WORK INSTRUCTIONS
Emit the data below verbatim, stripping out any pictures.

SOURCE MATERIAL
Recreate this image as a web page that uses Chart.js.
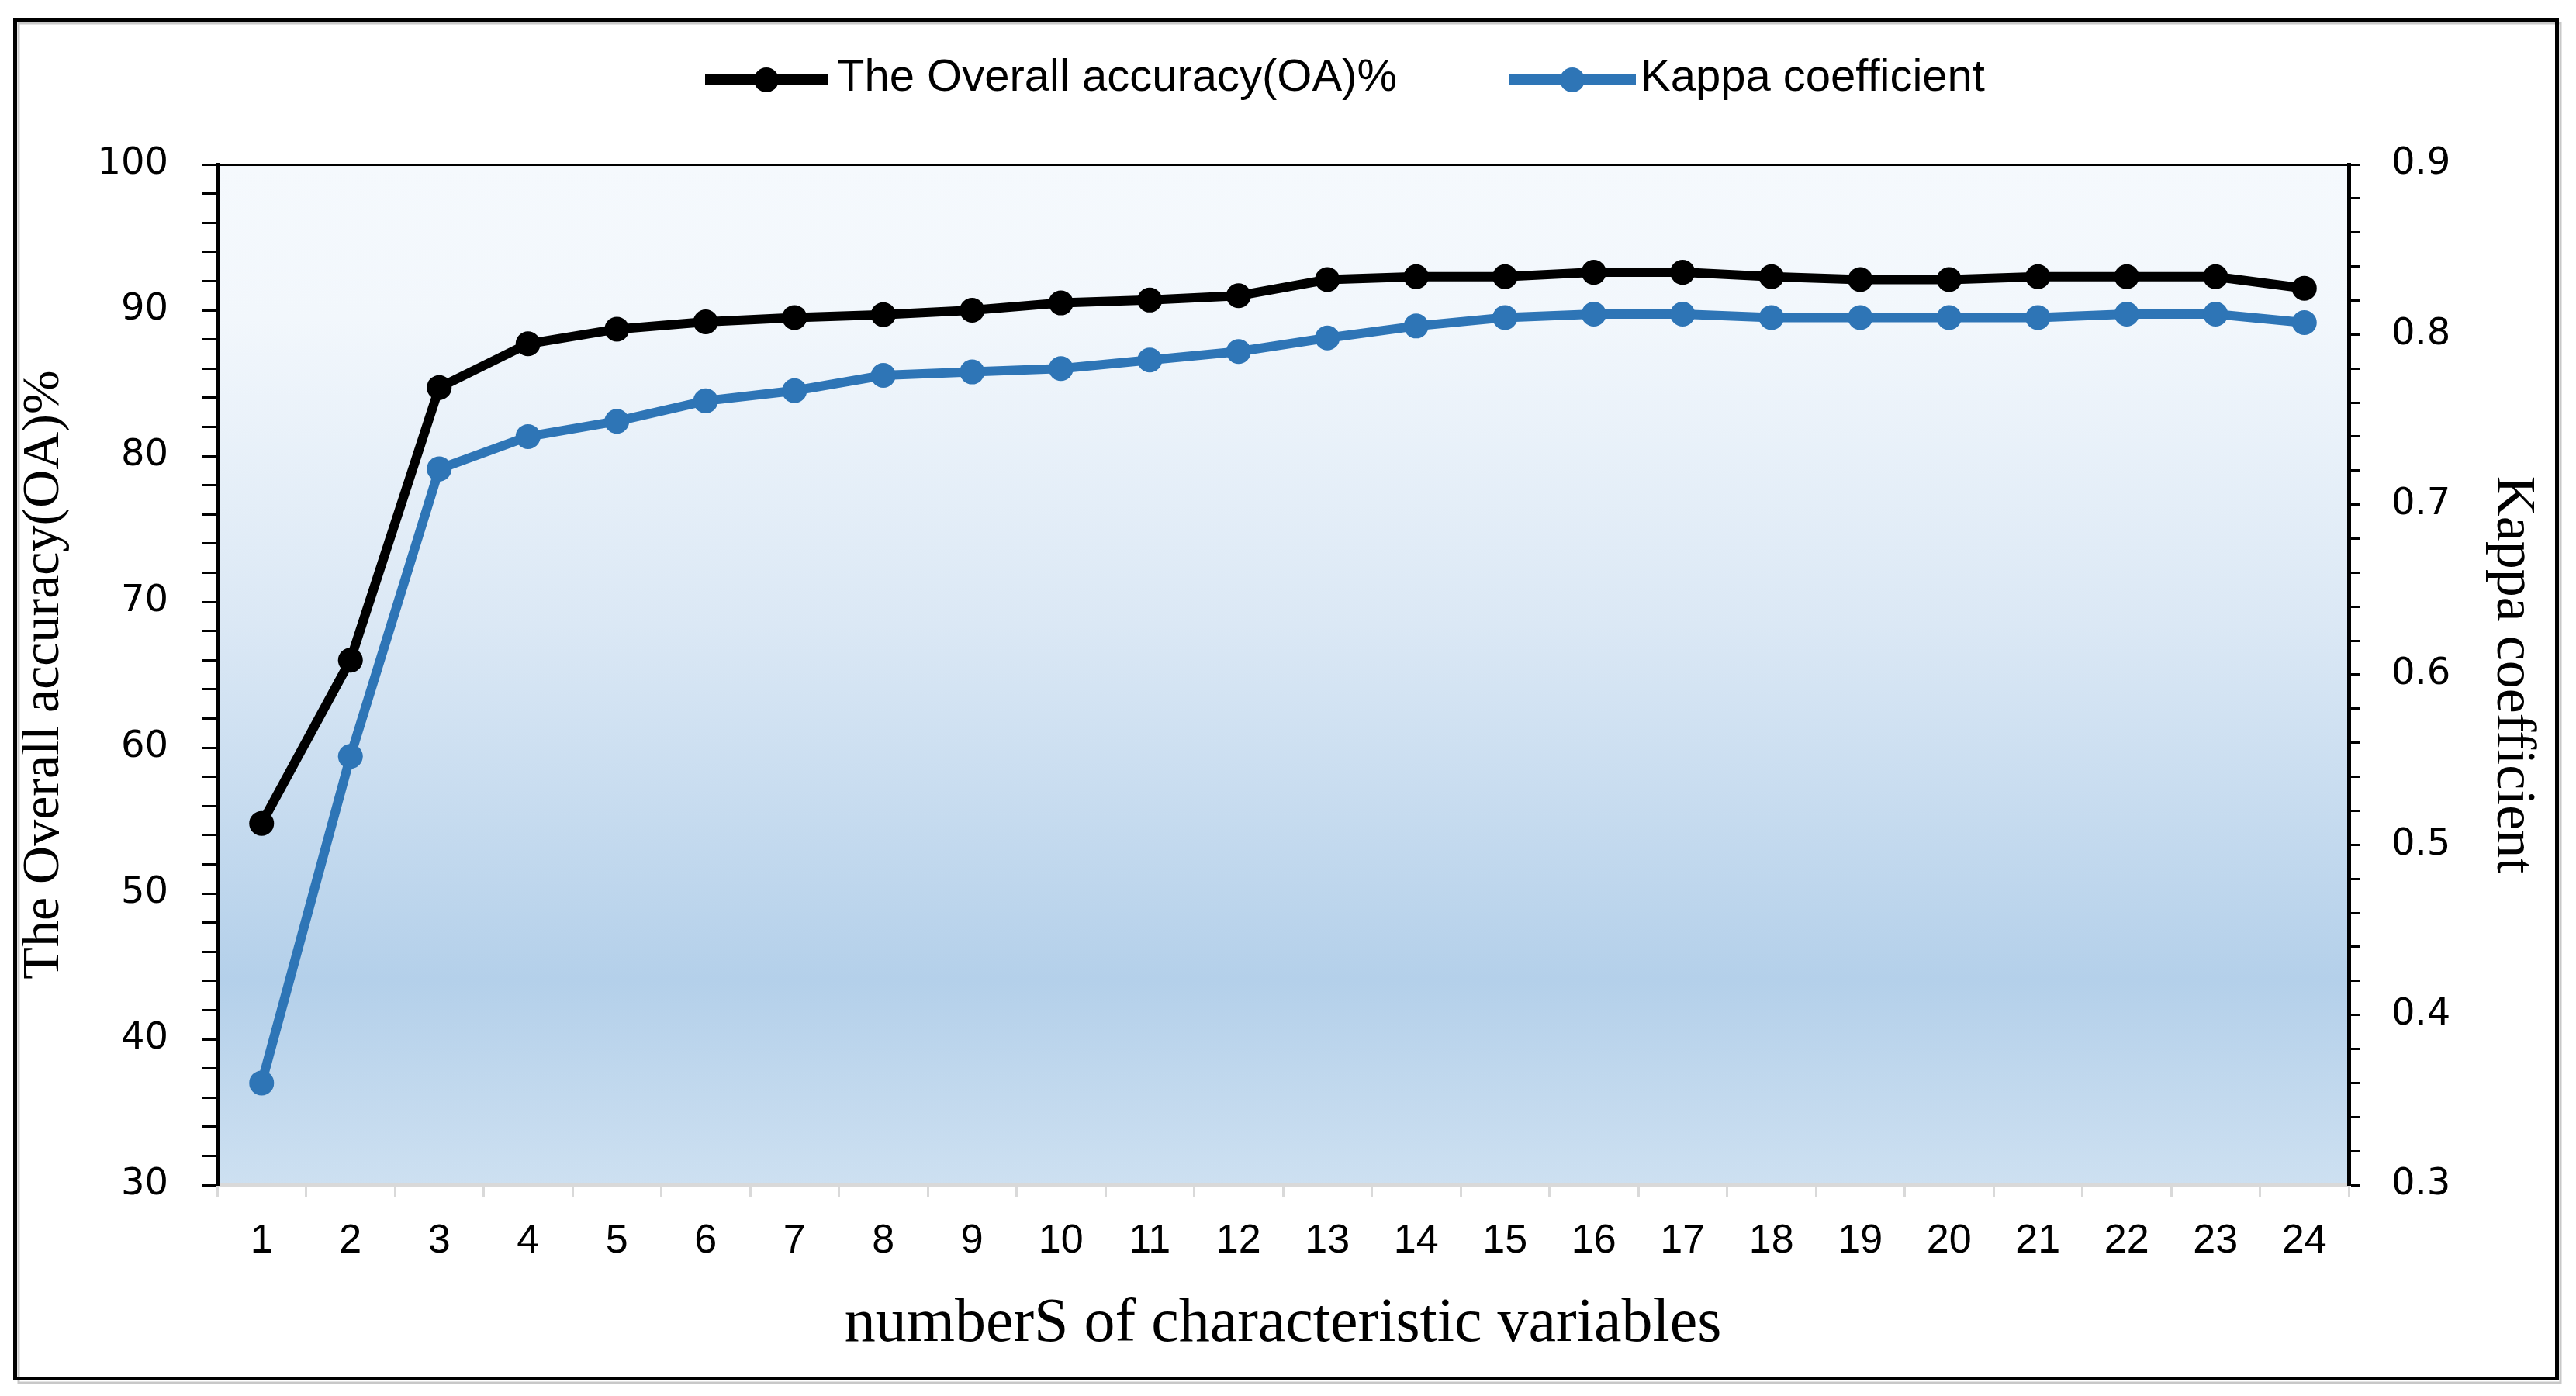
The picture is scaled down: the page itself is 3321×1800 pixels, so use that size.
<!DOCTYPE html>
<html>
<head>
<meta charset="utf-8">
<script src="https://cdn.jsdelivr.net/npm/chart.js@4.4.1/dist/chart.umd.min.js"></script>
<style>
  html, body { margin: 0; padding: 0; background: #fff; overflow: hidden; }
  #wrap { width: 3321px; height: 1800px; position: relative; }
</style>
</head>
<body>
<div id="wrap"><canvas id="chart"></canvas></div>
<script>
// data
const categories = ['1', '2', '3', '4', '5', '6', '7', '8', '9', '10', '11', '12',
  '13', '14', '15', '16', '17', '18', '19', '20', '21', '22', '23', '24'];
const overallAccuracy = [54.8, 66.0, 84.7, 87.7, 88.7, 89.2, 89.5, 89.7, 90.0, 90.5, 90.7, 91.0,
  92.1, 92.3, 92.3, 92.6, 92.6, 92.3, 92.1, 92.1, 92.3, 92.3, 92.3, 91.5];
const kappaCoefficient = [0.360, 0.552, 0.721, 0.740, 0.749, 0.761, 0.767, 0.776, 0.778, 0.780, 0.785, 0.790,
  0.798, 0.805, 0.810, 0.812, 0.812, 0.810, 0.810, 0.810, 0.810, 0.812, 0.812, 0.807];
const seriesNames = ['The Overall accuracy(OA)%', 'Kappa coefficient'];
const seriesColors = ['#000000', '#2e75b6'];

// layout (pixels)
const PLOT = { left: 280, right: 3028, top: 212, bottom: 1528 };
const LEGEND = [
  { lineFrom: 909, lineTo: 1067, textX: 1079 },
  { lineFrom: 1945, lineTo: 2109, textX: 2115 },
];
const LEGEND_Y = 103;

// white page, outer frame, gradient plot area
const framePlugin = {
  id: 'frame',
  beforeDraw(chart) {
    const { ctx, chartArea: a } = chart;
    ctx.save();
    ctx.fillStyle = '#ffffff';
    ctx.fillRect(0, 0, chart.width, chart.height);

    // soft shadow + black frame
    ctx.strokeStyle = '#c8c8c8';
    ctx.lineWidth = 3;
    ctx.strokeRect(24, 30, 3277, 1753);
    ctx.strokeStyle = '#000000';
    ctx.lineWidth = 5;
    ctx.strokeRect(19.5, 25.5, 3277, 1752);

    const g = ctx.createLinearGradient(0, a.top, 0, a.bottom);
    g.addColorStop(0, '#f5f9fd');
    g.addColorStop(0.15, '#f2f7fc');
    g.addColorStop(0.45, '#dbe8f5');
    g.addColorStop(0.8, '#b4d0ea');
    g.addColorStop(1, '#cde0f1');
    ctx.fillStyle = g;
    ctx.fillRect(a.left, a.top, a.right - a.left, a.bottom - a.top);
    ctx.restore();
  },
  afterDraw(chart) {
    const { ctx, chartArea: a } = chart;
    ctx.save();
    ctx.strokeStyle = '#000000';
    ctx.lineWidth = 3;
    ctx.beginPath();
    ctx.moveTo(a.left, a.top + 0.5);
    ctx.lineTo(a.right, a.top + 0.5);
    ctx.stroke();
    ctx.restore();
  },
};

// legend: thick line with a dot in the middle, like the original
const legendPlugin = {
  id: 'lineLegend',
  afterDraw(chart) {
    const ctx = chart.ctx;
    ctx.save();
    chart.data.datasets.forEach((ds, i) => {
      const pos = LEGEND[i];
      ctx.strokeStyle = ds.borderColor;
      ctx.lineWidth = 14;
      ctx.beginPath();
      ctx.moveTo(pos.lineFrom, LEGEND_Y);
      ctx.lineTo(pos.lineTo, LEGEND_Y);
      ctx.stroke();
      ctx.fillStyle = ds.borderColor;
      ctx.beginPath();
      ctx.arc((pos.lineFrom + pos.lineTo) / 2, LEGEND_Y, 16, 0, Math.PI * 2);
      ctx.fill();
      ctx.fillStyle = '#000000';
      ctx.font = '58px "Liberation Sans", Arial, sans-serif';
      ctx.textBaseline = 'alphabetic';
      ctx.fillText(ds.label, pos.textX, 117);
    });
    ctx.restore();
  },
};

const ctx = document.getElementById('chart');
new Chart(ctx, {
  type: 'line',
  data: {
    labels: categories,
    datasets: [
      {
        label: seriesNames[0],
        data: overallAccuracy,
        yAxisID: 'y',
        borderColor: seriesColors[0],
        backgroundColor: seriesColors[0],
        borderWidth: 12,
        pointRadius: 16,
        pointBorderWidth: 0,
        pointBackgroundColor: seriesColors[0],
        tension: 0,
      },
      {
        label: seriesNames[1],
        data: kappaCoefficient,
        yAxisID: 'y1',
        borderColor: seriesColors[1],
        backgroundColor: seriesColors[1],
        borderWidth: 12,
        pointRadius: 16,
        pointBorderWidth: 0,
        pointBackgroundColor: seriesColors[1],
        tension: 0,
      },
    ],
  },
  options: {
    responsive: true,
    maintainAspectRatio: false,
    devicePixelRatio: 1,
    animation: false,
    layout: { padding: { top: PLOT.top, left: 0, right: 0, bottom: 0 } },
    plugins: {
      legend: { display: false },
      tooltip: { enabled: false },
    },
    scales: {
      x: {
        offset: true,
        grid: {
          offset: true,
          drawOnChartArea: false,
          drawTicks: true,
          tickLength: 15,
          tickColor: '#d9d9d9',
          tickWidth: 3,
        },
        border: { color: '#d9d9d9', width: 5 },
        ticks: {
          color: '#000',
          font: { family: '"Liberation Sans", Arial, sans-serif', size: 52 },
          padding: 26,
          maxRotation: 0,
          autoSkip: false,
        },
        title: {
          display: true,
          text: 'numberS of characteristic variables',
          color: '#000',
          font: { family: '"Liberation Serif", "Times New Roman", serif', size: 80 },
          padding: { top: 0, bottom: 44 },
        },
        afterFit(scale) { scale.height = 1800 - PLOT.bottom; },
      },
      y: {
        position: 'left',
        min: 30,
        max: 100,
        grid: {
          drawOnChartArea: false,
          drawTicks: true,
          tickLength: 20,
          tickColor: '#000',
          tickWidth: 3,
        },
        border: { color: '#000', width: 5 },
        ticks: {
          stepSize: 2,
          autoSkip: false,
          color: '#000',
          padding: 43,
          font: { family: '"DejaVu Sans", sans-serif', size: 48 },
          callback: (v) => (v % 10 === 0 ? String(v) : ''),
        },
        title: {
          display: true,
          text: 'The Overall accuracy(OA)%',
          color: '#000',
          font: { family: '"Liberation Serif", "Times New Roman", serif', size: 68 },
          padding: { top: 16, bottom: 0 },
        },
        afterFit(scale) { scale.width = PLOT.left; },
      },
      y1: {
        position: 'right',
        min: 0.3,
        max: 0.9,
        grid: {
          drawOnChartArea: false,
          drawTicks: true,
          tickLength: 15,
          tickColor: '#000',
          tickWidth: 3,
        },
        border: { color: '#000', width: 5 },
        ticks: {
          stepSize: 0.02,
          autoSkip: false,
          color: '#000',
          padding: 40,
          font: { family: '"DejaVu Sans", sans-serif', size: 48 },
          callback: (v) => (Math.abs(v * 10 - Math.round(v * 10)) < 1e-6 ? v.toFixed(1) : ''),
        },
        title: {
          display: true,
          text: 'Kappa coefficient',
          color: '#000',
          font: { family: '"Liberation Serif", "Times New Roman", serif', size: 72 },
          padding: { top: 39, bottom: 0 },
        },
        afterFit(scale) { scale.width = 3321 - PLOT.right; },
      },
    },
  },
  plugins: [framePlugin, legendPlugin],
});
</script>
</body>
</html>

THE OUTPUT
Recreate this image as a web page that uses Chart.js.
The picture is scaled down: the page itself is 3321×1800 pixels, so use that size.
<!DOCTYPE html>
<html>
<head>
<meta charset="utf-8">
<script src="https://cdn.jsdelivr.net/npm/chart.js@4.4.1/dist/chart.umd.min.js"></script>
<style>
  html, body { margin: 0; padding: 0; background: #fff; overflow: hidden; }
  #wrap { width: 3321px; height: 1800px; position: relative; }
</style>
</head>
<body>
<div id="wrap"><canvas id="chart"></canvas></div>
<script>
// data
const categories = ['1', '2', '3', '4', '5', '6', '7', '8', '9', '10', '11', '12',
  '13', '14', '15', '16', '17', '18', '19', '20', '21', '22', '23', '24'];
const overallAccuracy = [54.8, 66.0, 84.7, 87.7, 88.7, 89.2, 89.5, 89.7, 90.0, 90.5, 90.7, 91.0,
  92.1, 92.3, 92.3, 92.6, 92.6, 92.3, 92.1, 92.1, 92.3, 92.3, 92.3, 91.5];
const kappaCoefficient = [0.360, 0.552, 0.721, 0.740, 0.749, 0.761, 0.767, 0.776, 0.778, 0.780, 0.785, 0.790,
  0.798, 0.805, 0.810, 0.812, 0.812, 0.810, 0.810, 0.810, 0.810, 0.812, 0.812, 0.807];
const seriesNames = ['The Overall accuracy(OA)%', 'Kappa coefficient'];
const seriesColors = ['#000000', '#2e75b6'];

// layout (pixels)
const PLOT = { left: 280, right: 3028, top: 212, bottom: 1528 };
const LEGEND = [
  { lineFrom: 909, lineTo: 1067, textX: 1079 },
  { lineFrom: 1945, lineTo: 2109, textX: 2115 },
];
const LEGEND_Y = 103;

// white page, outer frame, gradient plot area
const framePlugin = {
  id: 'frame',
  beforeDraw(chart) {
    const { ctx, chartArea: a } = chart;
    ctx.save();
    ctx.fillStyle = '#ffffff';
    ctx.fillRect(0, 0, chart.width, chart.height);

    // soft shadow + black frame
    ctx.strokeStyle = '#c8c8c8';
    ctx.lineWidth = 3;
    ctx.strokeRect(24, 30, 3277, 1753);
    ctx.strokeStyle = '#000000';
    ctx.lineWidth = 5;
    ctx.strokeRect(19.5, 25.5, 3277, 1752);

    const g = ctx.createLinearGradient(0, a.top, 0, a.bottom);
    g.addColorStop(0, '#f5f9fd');
    g.addColorStop(0.15, '#f2f7fc');
    g.addColorStop(0.45, '#dbe8f5');
    g.addColorStop(0.8, '#b4d0ea');
    g.addColorStop(1, '#cde0f1');
    ctx.fillStyle = g;
    ctx.fillRect(a.left, a.top, a.right - a.left, a.bottom - a.top);
    ctx.restore();
  },
  afterDraw(chart) {
    const { ctx, chartArea: a } = chart;
    ctx.save();
    ctx.strokeStyle = '#000000';
    ctx.lineWidth = 3;
    ctx.beginPath();
    ctx.moveTo(a.left, a.top + 0.5);
    ctx.lineTo(a.right, a.top + 0.5);
    ctx.stroke();
    ctx.restore();
  },
};

// legend: thick line with a dot in the middle, like the original
const legendPlugin = {
  id: 'lineLegend',
  afterDraw(chart) {
    const ctx = chart.ctx;
    ctx.save();
    chart.data.datasets.forEach((ds, i) => {
      const pos = LEGEND[i];
      ctx.strokeStyle = ds.borderColor;
      ctx.lineWidth = 14;
      ctx.beginPath();
      ctx.moveTo(pos.lineFrom, LEGEND_Y);
      ctx.lineTo(pos.lineTo, LEGEND_Y);
      ctx.stroke();
      ctx.fillStyle = ds.borderColor;
      ctx.beginPath();
      ctx.arc((pos.lineFrom + pos.lineTo) / 2, LEGEND_Y, 16, 0, Math.PI * 2);
      ctx.fill();
      ctx.fillStyle = '#000000';
      ctx.font = '58px "Liberation Sans", Arial, sans-serif';
      ctx.textBaseline = 'alphabetic';
      ctx.fillText(ds.label, pos.textX, 117);
    });
    ctx.restore();
  },
};

const ctx = document.getElementById('chart');
new Chart(ctx, {
  type: 'line',
  data: {
    labels: categories,
    datasets: [
      {
        label: seriesNames[0],
        data: overallAccuracy,
        yAxisID: 'y',
        borderColor: seriesColors[0],
        backgroundColor: seriesColors[0],
        borderWidth: 12,
        pointRadius: 16,
        pointBorderWidth: 0,
        pointBackgroundColor: seriesColors[0],
        tension: 0,
      },
      {
        label: seriesNames[1],
        data: kappaCoefficient,
        yAxisID: 'y1',
        borderColor: seriesColors[1],
        backgroundColor: seriesColors[1],
        borderWidth: 12,
        pointRadius: 16,
        pointBorderWidth: 0,
        pointBackgroundColor: seriesColors[1],
        tension: 0,
      },
    ],
  },
  options: {
    responsive: true,
    maintainAspectRatio: false,
    devicePixelRatio: 1,
    animation: false,
    layout: { padding: { top: PLOT.top, left: 0, right: 0, bottom: 0 } },
    plugins: {
      legend: { display: false },
      tooltip: { enabled: false },
    },
    scales: {
      x: {
        offset: true,
        grid: {
          offset: true,
          drawOnChartArea: false,
          drawTicks: true,
          tickLength: 15,
          tickColor: '#d9d9d9',
          tickWidth: 3,
        },
        border: { color: '#d9d9d9', width: 5 },
        ticks: {
          color: '#000',
          font: { family: '"Liberation Sans", Arial, sans-serif', size: 52 },
          padding: 26,
          maxRotation: 0,
          autoSkip: false,
        },
        title: {
          display: true,
          text: 'numberS of characteristic variables',
          color: '#000',
          font: { family: '"Liberation Serif", "Times New Roman", serif', size: 80 },
          padding: { top: 0, bottom: 44 },
        },
        afterFit(scale) { scale.height = 1800 - PLOT.bottom; },
      },
      y: {
        position: 'left',
        min: 30,
        max: 100,
        grid: {
          drawOnChartArea: false,
          drawTicks: true,
          tickLength: 20,
          tickColor: '#000',
          tickWidth: 3,
        },
        border: { color: '#000', width: 5 },
        ticks: {
          stepSize: 2,
          autoSkip: false,
          color: '#000',
          padding: 43,
          font: { family: '"DejaVu Sans", sans-serif', size: 48 },
          callback: (v) => (v % 10 === 0 ? String(v) : ''),
        },
        title: {
          display: true,
          text: 'The Overall accuracy(OA)%',
          color: '#000',
          font: { family: '"Liberation Serif", "Times New Roman", serif', size: 68 },
          padding: { top: 16, bottom: 0 },
        },
        afterFit(scale) { scale.width = PLOT.left; },
      },
      y1: {
        position: 'right',
        min: 0.3,
        max: 0.9,
        grid: {
          drawOnChartArea: false,
          drawTicks: true,
          tickLength: 15,
          tickColor: '#000',
          tickWidth: 3,
        },
        border: { color: '#000', width: 5 },
        ticks: {
          stepSize: 0.02,
          autoSkip: false,
          color: '#000',
          padding: 40,
          font: { family: '"DejaVu Sans", sans-serif', size: 48 },
          callback: (v) => (Math.abs(v * 10 - Math.round(v * 10)) < 1e-6 ? v.toFixed(1) : ''),
        },
        title: {
          display: true,
          text: 'Kappa coefficient',
          color: '#000',
          font: { family: '"Liberation Serif", "Times New Roman", serif', size: 72 },
          padding: { top: 39, bottom: 0 },
        },
        afterFit(scale) { scale.width = 3321 - PLOT.right; },
      },
    },
  },
  plugins: [framePlugin, legendPlugin],
});
</script>
</body>
</html>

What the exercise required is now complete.